Her mama was quite the bargain hunter, whether shopping in fine department stores for after Christmas sales, discovering possibilities in the local Virginia town, or rummaging in Goodwill and thrift stores alike, always returning with some treasure or “find” to delight her or her sisters. According to Mama, “anything could be made over” or altered and then passed down for several seasons.
But what she remembers the most are the times she perched on the wide red velvet ottoman above her mama’s head, turning in tiny increments for a hem to be measured or standing at attention for a tuck in a waistband or snip in at the bodice. What torture it was. Everything seemed to itch her at once: legs, back, nose, and hidden places she wouldn’t dare touch. All the while her mama worked, bent over the ottoman with a hooked rug cushioning her stance, her mouth stretched to a narrow line full of straight pins, with just enough room left to offer “Stop it now” or an “uh -uh” to stop the squirming.

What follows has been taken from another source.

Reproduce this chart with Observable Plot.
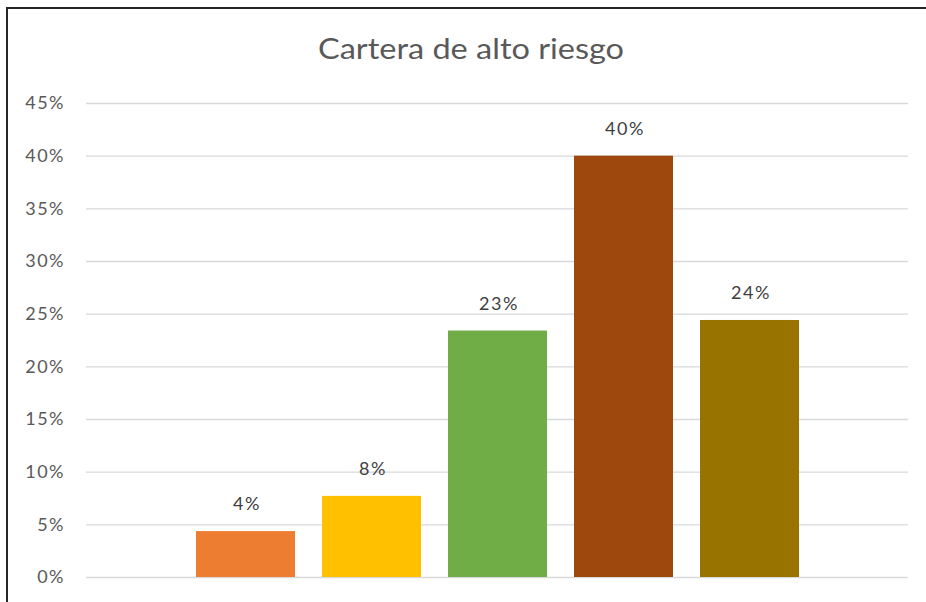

So she fixed her eyes out the big picture window to the pasture and woods. And while her mother contemplated patterns of pins upon wool or cotton, she measured her own white pines against the sky. And somehow time passed. She imagined herself in all sorts of getups, going between the trees and wandering out to the white barn. She might be in a lace gown or hooded velvet cloak. One time she imagined herself naked in the blue moonlight, delicate in the dark night, but just as powerful.
Sunlight through the eastern window brought her back inside the room, making her aware of the brushings of light against the dark wood of her daddy’s dresser or upon the lavender and pale green appliqued bed quilt and then back to the dark top of her mother’s hair, and the strong, knowing hands, pressing fabric this way and that.
She looks back now, thinking of her favorite hand-me-downs and of the sisters who wore them, and of her mama in the sunlit room where patterns and colors seemed to meld into one story and yet with so many hues.